Token diagnostics and scope clarity. Cloudflare failures now fail loudly with explicit API diagnostics, and the required token shape is clear: DNS edit/read for zone automation plus Pages edit for frontend preview deploys.

Agent Legibility Is the Goal

OpenAI's insight that resonates most: "from the agent's point of view, anything it can't access in-context while running effectively doesn't exist." This is the design principle behind every infrastructure choice I've made.

NixOS configs are in the repo. Terraform state is in the repo. CLAUDE.md is the map — it describes the monorepo structure, the dev workflow, the skill system, the escalation rules. ADRs in .claude/docs/ record architectural decisions. A doc index tells the agent where to find reference material before making assumptions.

The agent can reason about the full system from git alone. It doesn't need tribal knowledge, Slack history, or access to a dashboard. If the agent can't find something in the repo, that's a failure of the harness, not the agent.

Martin Fowler made a related observation about the OpenAI paper: the real work of harness engineering is "designing environments, feedback loops, and control systems" — the rigor extends far beyond documentation. That matches my experience. The CLAUDE.md is the most visible piece, but the actual harness is the NixOS module system, the worktree workflow, the pre-commit hooks, the nix flake check validation. Documentation tells the agent what to do. Mechanical enforcement tells it when it's wrong.

What's Still Missing

I'm being honest about the gaps because the whole point of harness engineering is knowing what's built and what isn't.

Preview image strategy is still transitional. The workflow can bootstrap Ubuntu droplets into NixOS automatically, but the cleaner path is a true NixOS image ID as the default preview base. The fallback works; it just adds boot time and complexity.

Secrets are still manually managed. Preview env files are derived from production and patched for preview DB/CORS, but secret source-of-truth is still manual repo secret management. A SOPS/agenix path would make bootstrap safer and more declarative.

Credential ergonomics need stronger guardrails. Cloudflare token scope mismatches (DNS vs Pages vs account access) are now diagnosable, but policy-level validation before deploy would prevent rerun loops and reduce operator overhead.
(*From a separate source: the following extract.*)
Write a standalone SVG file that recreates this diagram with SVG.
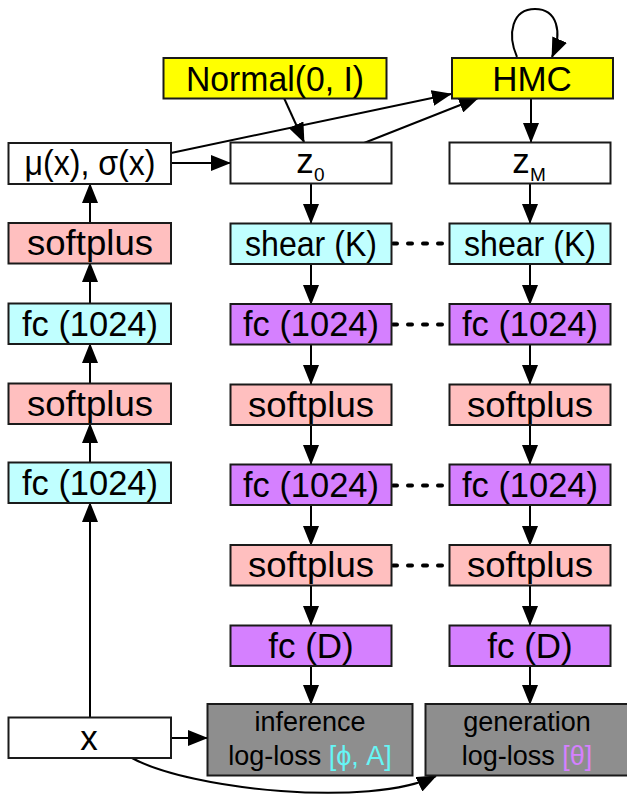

Cost and lifecycle policy could be stricter. PR close tears previews down, but TTL-based janitor cleanup for abandoned branches would make the system more resilient.

These are all solvable. The point of listing them is that harness engineering is iterative. Each gap closed makes the agent more autonomous. The unified cache and the tenk.nix cleanup are small steps — they make the existing harness more legible, which makes the next step easier to build.

Boring Tech Is Agent-Legible Tech

OpenAI reached the same conclusion from the opposite direction. They enforce architectural boundaries through "deterministic linters and structural tests." They constrain the solution space: "specific architectural patterns, enforced boundaries, standardized structures." They fight entropy with periodic agents that detect inconsistencies.

All of that is a fancy way of saying: boring tech. NixOS is boring — purely functional, declarative, reproducible. Terraform is boring — state file, plan, apply. Pre-commit hooks are boring — run ruff, run the formatter, fail the commit if anything's wrong. Git worktrees are boring — just branches with isolated working directories.

Boring tech is legible tech. An agent can reason about a flake.nix because it's a pure function. An agent can reason about a Terraform plan because it's a diff. An agent can reason about a pre-commit hook because it's a pass/fail signal with an error message.

The clever stuff — the novel abstractions, the custom DSLs, the "elegant" solutions — is exactly what makes a system illegible to agents. If I can't explain it in a CLAUDE.md paragraph, an agent can't work with it reliably. Harness engineering is the discipline of keeping things simple enough that agents can be trusted with them.

That's the whole idea. Build the harness. Let the agent write the code.